Written problem >>
Each entry below is to be written out exactly, and the pictures are to be left out.

[start]

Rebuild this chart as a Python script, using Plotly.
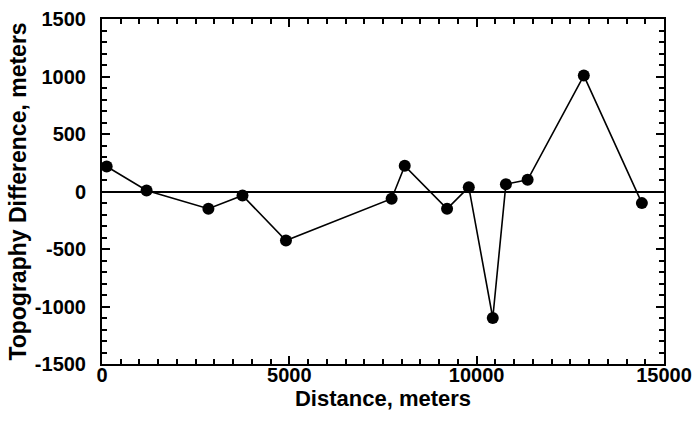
import plotly.graph_objects as go

distance_m = [125, 1190, 2840, 3750, 4910, 7730, 8080, 9210, 9790, 10430, 10780, 11360, 12860, 14410]
topo_diff_m = [217, 9, -150, -35, -426, -63, 223, -150, 38, -1100, 64, 102, 1008, -101]

x_ticks = [0, 5000, 10000, 15000]
y_ticks = [-1500, -1000, -500, 0, 500, 1000, 1500]

FONT = "Liberation Sans"

fig = go.Figure()
fig.add_trace(go.Scatter(
    x=distance_m, y=topo_diff_m, mode="lines+markers",
    line=dict(color="black", width=1.6),
    marker=dict(color="black", size=12),
    cliponaxis=False, showlegend=False,
))

axis_common = dict(
    showline=True, linecolor="black", linewidth=2, mirror="allticks",
    ticks="inside", ticklen=8, tickwidth=2, tickcolor="black",
    showgrid=False, automargin=False,
    tickfont=dict(family=FONT, size=20, color="black", weight="bold"),
)

fig.update_xaxes(
    range=[0, 15000], tickvals=x_ticks, ticktext=[str(v) for v in x_ticks],
    minor=dict(tickvals=list(range(0, 15001, 500)), ticks="inside", ticklen=5, tickwidth=2, tickcolor="black"),
    zeroline=False,
    ticklabelstandoff=-8,
    title=dict(text="Distance, meters", font=dict(family=FONT, size=22, color="black", weight="bold"), standoff=2),
    **axis_common,
)
fig.update_yaxes(
    range=[-1500, 1500], tickvals=y_ticks, ticktext=[str(v) for v in y_ticks],
    minor=dict(tickvals=list(range(-1500, 1501, 100)), ticks="inside", ticklen=5, tickwidth=2, tickcolor="black"),
    zeroline=True, zerolinecolor="black", zerolinewidth=2,
    ticklabelstandoff=10,
    title=dict(text="Topography Difference, meters", font=dict(family=FONT, size=23, color="black", weight="bold"), standoff=2),
    **axis_common,
)

fig.update_layout(
    width=696, height=422,
    margin=dict(l=102, r=32, t=19, b=58),
    paper_bgcolor="white", plot_bgcolor="white",
)

fig.write_html("out.html", config={"displayModeBar": False},
               post_script="document.body.style.margin='0';")
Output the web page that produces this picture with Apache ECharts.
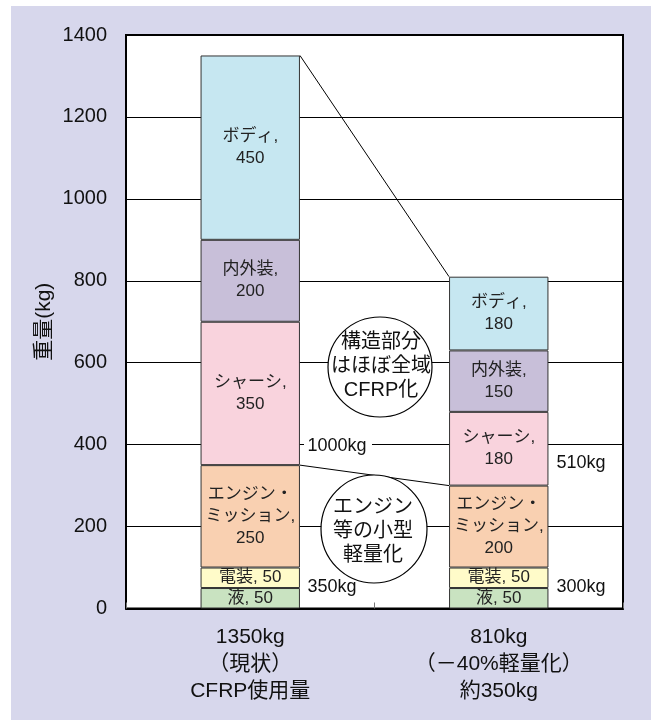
<!DOCTYPE html>
<html>
<head>
<meta charset="utf-8">
<script src="https://cdn.jsdelivr.net/npm/echarts@6/dist/echarts.min.js"></script>
<style>
  html, body { margin: 0; padding: 0; background: #ffffff; }
  #wrap { position: relative; width: 651px; height: 720px; }
  #bg { position: absolute; left: 11px; top: 6px; width: 640px; height: 714px; background: #d7d7ec; }
  #chart { position: absolute; left: 0; top: 0; width: 651px; height: 720px; }
</style>
</head>
<body>
<div id="wrap"><div id="bg"></div><div id="chart"></div></div>
<script>
// ---- data ----
const categories = ['1350kg\n（現状）\nCFRP使用量', '810kg\n（－40%軽量化）\n約350kg'];
const seriesNames = ['液', '電装', 'エンジン・ミッション', 'シャーシ', '内外装', 'ボディ'];
const labelPrefixes = ['液, ', '電装, ', 'エンジン・\nミッション,\n', 'シャーシ,\n', '内外装,\n', 'ボディ,\n'];
const currentValues = [50, 50, 250, 350, 200, 450];
const lightValues = [50, 50, 200, 180, 150, 180];
const seriesColors = ['#c9e3c1', '#fffbc9', '#f9d0b1', '#f9d3dd', '#c8bfd9', '#c6e7f1'];
const yAxisName = '重量(kg)';
const yMin = 0, yMax = 1400, yInterval = 200;
const noteStructure = ['構造部分', 'はほぼ全域', 'CFRP化'];
const noteEngine = ['エンジン', '等の小型', '軽量化'];
const cfrpLabels = ['1000kg', '510kg', '350kg', '300kg'];

// ---- chart ----
const FONT = "'Liberation Sans', 'Noto Sans CJK JP', sans-serif";
const BAR_FRAC = 0.4;
const sum = (a, n) => a.slice(0, n).reduce((s, v) => s + v, 0);

const chart = echarts.init(document.getElementById('chart'), null, { renderer: 'canvas' });

const barSeries = seriesNames.map((name, i) => ({
  name: name,
  type: 'bar',
  stack: 'total',
  barWidth: (BAR_FRAC * 100) + '%',
  data: [currentValues[i], lightValues[i]],
  itemStyle: { color: seriesColors[i], borderColor: '#333', borderWidth: 1 },
  label: {
    show: true,
    position: 'inside',
    color: '#222',
    fontSize: 17,
    lineHeight: 22,
    fontFamily: FONT,
    formatter: p => labelPrefixes[i] + p.value
  },
  emphasis: { disabled: true }
}));

const half = BAR_FRAC / 2;
const connectorTop = {
  type: 'line', xAxisIndex: 1, yAxisIndex: 0, symbol: 'none', silent: true, z: 5,
  lineStyle: { color: '#000', width: 1 },
  data: [[0.5 + half, sum(currentValues, 6)], [1.5 - half, sum(lightValues, 6)]]
};
const connectorEngine = {
  type: 'line', xAxisIndex: 1, yAxisIndex: 0, symbol: 'none', silent: true, z: 5,
  lineStyle: { color: '#000', width: 1 },
  data: [[0.5 + half, sum(currentValues, 3)], [1.5 - half, sum(lightValues, 3)]]
};

function txt(text, x, y, size, lh) {
  return {
    type: 'text', z: 20, silent: true,
    style: {
      text: text, x: x, y: y, fill: '#111', fontSize: size, fontFamily: FONT,
      align: 'center', verticalAlign: 'middle', lineHeight: lh || size * 1.2
    }
  };
}

const option = {
  animation: false,
  backgroundColor: 'transparent',
  textStyle: { fontFamily: FONT },
  grid: {
    left: 126, right: 28, top: 35, bottom: 111.5,
    show: true, backgroundColor: '#ffffff', borderColor: '#000', borderWidth: 2
  },
  xAxis: [
    {
      type: 'category',
      data: categories,
      axisLine: { show: true, lineStyle: { color: '#000', width: 2 } },
      axisTick: { show: true, inside: true, length: 6, lineStyle: { color: '#777' } },
      axisLabel: { color: '#111', fontSize: 21, lineHeight: 27, margin: 15, fontFamily: FONT },
      splitLine: { show: false }
    },
    { type: 'value', min: 0, max: 2, show: false }
  ],
  yAxis: {
    type: 'value',
    min: yMin, max: yMax, interval: yInterval,
    name: yAxisName,
    nameLocation: 'middle',
    nameRotate: 90,
    nameGap: 71,
    nameMoveOverlap: false,
    nameTextStyle: { color: '#111', fontSize: 21, fontFamily: FONT },
    axisLine: { show: false },
    axisTick: { show: false },
    axisLabel: { color: '#111', fontSize: 20, margin: 19, fontFamily: FONT, formatter: v => String(v) },
    splitLine: { show: true, lineStyle: { color: '#000', width: 1 } }
  },
  series: barSeries.concat([connectorTop, connectorEngine]),
  graphic: [
    { type: 'ellipse', z: 15, silent: true, shape: { cx: 380, cy: 367, rx: 52, ry: 50 },
      style: { fill: '#fff', stroke: '#000', lineWidth: 1.2 } },
    txt(noteStructure.join('\n'), 381, 366, 20, 24),
    { type: 'ellipse', z: 15, silent: true, shape: { cx: 374, cy: 529, rx: 53, ry: 54 },
      style: { fill: '#fff', stroke: '#000', lineWidth: 1.2 } },
    txt(noteEngine.join('\n'), 373, 531, 20, 24),
    { type: 'rect', z: 15, silent: true, shape: { x: 304, y: 437, width: 68, height: 18 },
      style: { fill: '#fff' } },
    txt(cfrpLabels[0], 337, 446, 18),
    txt(cfrpLabels[1], 581, 463, 18),
    txt(cfrpLabels[2], 332, 587, 18),
    txt(cfrpLabels[3], 581, 587, 18)
  ]
};

chart.setOption(option);
</script>
</body>
</html>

[end]

Task solution >>
Rebuild this chart as a Python script, using Plotly.
import plotly.graph_objects as go

distance_m = [125, 1190, 2840, 3750, 4910, 7730, 8080, 9210, 9790, 10430, 10780, 11360, 12860, 14410]
topo_diff_m = [217, 9, -150, -35, -426, -63, 223, -150, 38, -1100, 64, 102, 1008, -101]

x_ticks = [0, 5000, 10000, 15000]
y_ticks = [-1500, -1000, -500, 0, 500, 1000, 1500]

FONT = "Liberation Sans"

fig = go.Figure()
fig.add_trace(go.Scatter(
    x=distance_m, y=topo_diff_m, mode="lines+markers",
    line=dict(color="black", width=1.6),
    marker=dict(color="black", size=12),
    cliponaxis=False, showlegend=False,
))

axis_common = dict(
    showline=True, linecolor="black", linewidth=2, mirror="allticks",
    ticks="inside", ticklen=8, tickwidth=2, tickcolor="black",
    showgrid=False, automargin=False,
    tickfont=dict(family=FONT, size=20, color="black", weight="bold"),
)

fig.update_xaxes(
    range=[0, 15000], tickvals=x_ticks, ticktext=[str(v) for v in x_ticks],
    minor=dict(tickvals=list(range(0, 15001, 500)), ticks="inside", ticklen=5, tickwidth=2, tickcolor="black"),
    zeroline=False,
    ticklabelstandoff=-8,
    title=dict(text="Distance, meters", font=dict(family=FONT, size=22, color="black", weight="bold"), standoff=2),
    **axis_common,
)
fig.update_yaxes(
    range=[-1500, 1500], tickvals=y_ticks, ticktext=[str(v) for v in y_ticks],
    minor=dict(tickvals=list(range(-1500, 1501, 100)), ticks="inside", ticklen=5, tickwidth=2, tickcolor="black"),
    zeroline=True, zerolinecolor="black", zerolinewidth=2,
    ticklabelstandoff=10,
    title=dict(text="Topography Difference, meters", font=dict(family=FONT, size=23, color="black", weight="bold"), standoff=2),
    **axis_common,
)

fig.update_layout(
    width=696, height=422,
    margin=dict(l=102, r=32, t=19, b=58),
    paper_bgcolor="white", plot_bgcolor="white",
)

fig.write_html("out.html", config={"displayModeBar": False},
               post_script="document.body.style.margin='0';")
Output the web page that produces this picture with Apache ECharts.
<!DOCTYPE html>
<html>
<head>
<meta charset="utf-8">
<script src="https://cdn.jsdelivr.net/npm/echarts@6/dist/echarts.min.js"></script>
<style>
  html, body { margin: 0; padding: 0; background: #ffffff; }
  #wrap { position: relative; width: 651px; height: 720px; }
  #bg { position: absolute; left: 11px; top: 6px; width: 640px; height: 714px; background: #d7d7ec; }
  #chart { position: absolute; left: 0; top: 0; width: 651px; height: 720px; }
</style>
</head>
<body>
<div id="wrap"><div id="bg"></div><div id="chart"></div></div>
<script>
// ---- data ----
const categories = ['1350kg\n（現状）\nCFRP使用量', '810kg\n（－40%軽量化）\n約350kg'];
const seriesNames = ['液', '電装', 'エンジン・ミッション', 'シャーシ', '内外装', 'ボディ'];
const labelPrefixes = ['液, ', '電装, ', 'エンジン・\nミッション,\n', 'シャーシ,\n', '内外装,\n', 'ボディ,\n'];
const currentValues = [50, 50, 250, 350, 200, 450];
const lightValues = [50, 50, 200, 180, 150, 180];
const seriesColors = ['#c9e3c1', '#fffbc9', '#f9d0b1', '#f9d3dd', '#c8bfd9', '#c6e7f1'];
const yAxisName = '重量(kg)';
const yMin = 0, yMax = 1400, yInterval = 200;
const noteStructure = ['構造部分', 'はほぼ全域', 'CFRP化'];
const noteEngine = ['エンジン', '等の小型', '軽量化'];
const cfrpLabels = ['1000kg', '510kg', '350kg', '300kg'];

// ---- chart ----
const FONT = "'Liberation Sans', 'Noto Sans CJK JP', sans-serif";
const BAR_FRAC = 0.4;
const sum = (a, n) => a.slice(0, n).reduce((s, v) => s + v, 0);

const chart = echarts.init(document.getElementById('chart'), null, { renderer: 'canvas' });

const barSeries = seriesNames.map((name, i) => ({
  name: name,
  type: 'bar',
  stack: 'total',
  barWidth: (BAR_FRAC * 100) + '%',
  data: [currentValues[i], lightValues[i]],
  itemStyle: { color: seriesColors[i], borderColor: '#333', borderWidth: 1 },
  label: {
    show: true,
    position: 'inside',
    color: '#222',
    fontSize: 17,
    lineHeight: 22,
    fontFamily: FONT,
    formatter: p => labelPrefixes[i] + p.value
  },
  emphasis: { disabled: true }
}));

const half = BAR_FRAC / 2;
const connectorTop = {
  type: 'line', xAxisIndex: 1, yAxisIndex: 0, symbol: 'none', silent: true, z: 5,
  lineStyle: { color: '#000', width: 1 },
  data: [[0.5 + half, sum(currentValues, 6)], [1.5 - half, sum(lightValues, 6)]]
};
const connectorEngine = {
  type: 'line', xAxisIndex: 1, yAxisIndex: 0, symbol: 'none', silent: true, z: 5,
  lineStyle: { color: '#000', width: 1 },
  data: [[0.5 + half, sum(currentValues, 3)], [1.5 - half, sum(lightValues, 3)]]
};

function txt(text, x, y, size, lh) {
  return {
    type: 'text', z: 20, silent: true,
    style: {
      text: text, x: x, y: y, fill: '#111', fontSize: size, fontFamily: FONT,
      align: 'center', verticalAlign: 'middle', lineHeight: lh || size * 1.2
    }
  };
}

const option = {
  animation: false,
  backgroundColor: 'transparent',
  textStyle: { fontFamily: FONT },
  grid: {
    left: 126, right: 28, top: 35, bottom: 111.5,
    show: true, backgroundColor: '#ffffff', borderColor: '#000', borderWidth: 2
  },
  xAxis: [
    {
      type: 'category',
      data: categories,
      axisLine: { show: true, lineStyle: { color: '#000', width: 2 } },
      axisTick: { show: true, inside: true, length: 6, lineStyle: { color: '#777' } },
      axisLabel: { color: '#111', fontSize: 21, lineHeight: 27, margin: 15, fontFamily: FONT },
      splitLine: { show: false }
    },
    { type: 'value', min: 0, max: 2, show: false }
  ],
  yAxis: {
    type: 'value',
    min: yMin, max: yMax, interval: yInterval,
    name: yAxisName,
    nameLocation: 'middle',
    nameRotate: 90,
    nameGap: 71,
    nameMoveOverlap: false,
    nameTextStyle: { color: '#111', fontSize: 21, fontFamily: FONT },
    axisLine: { show: false },
    axisTick: { show: false },
    axisLabel: { color: '#111', fontSize: 20, margin: 19, fontFamily: FONT, formatter: v => String(v) },
    splitLine: { show: true, lineStyle: { color: '#000', width: 1 } }
  },
  series: barSeries.concat([connectorTop, connectorEngine]),
  graphic: [
    { type: 'ellipse', z: 15, silent: true, shape: { cx: 380, cy: 367, rx: 52, ry: 50 },
      style: { fill: '#fff', stroke: '#000', lineWidth: 1.2 } },
    txt(noteStructure.join('\n'), 381, 366, 20, 24),
    { type: 'ellipse', z: 15, silent: true, shape: { cx: 374, cy: 529, rx: 53, ry: 54 },
      style: { fill: '#fff', stroke: '#000', lineWidth: 1.2 } },
    txt(noteEngine.join('\n'), 373, 531, 20, 24),
    { type: 'rect', z: 15, silent: true, shape: { x: 304, y: 437, width: 68, height: 18 },
      style: { fill: '#fff' } },
    txt(cfrpLabels[0], 337, 446, 18),
    txt(cfrpLabels[1], 581, 463, 18),
    txt(cfrpLabels[2], 332, 587, 18),
    txt(cfrpLabels[3], 581, 587, 18)
  ]
};

chart.setOption(option);
</script>
</body>
</html>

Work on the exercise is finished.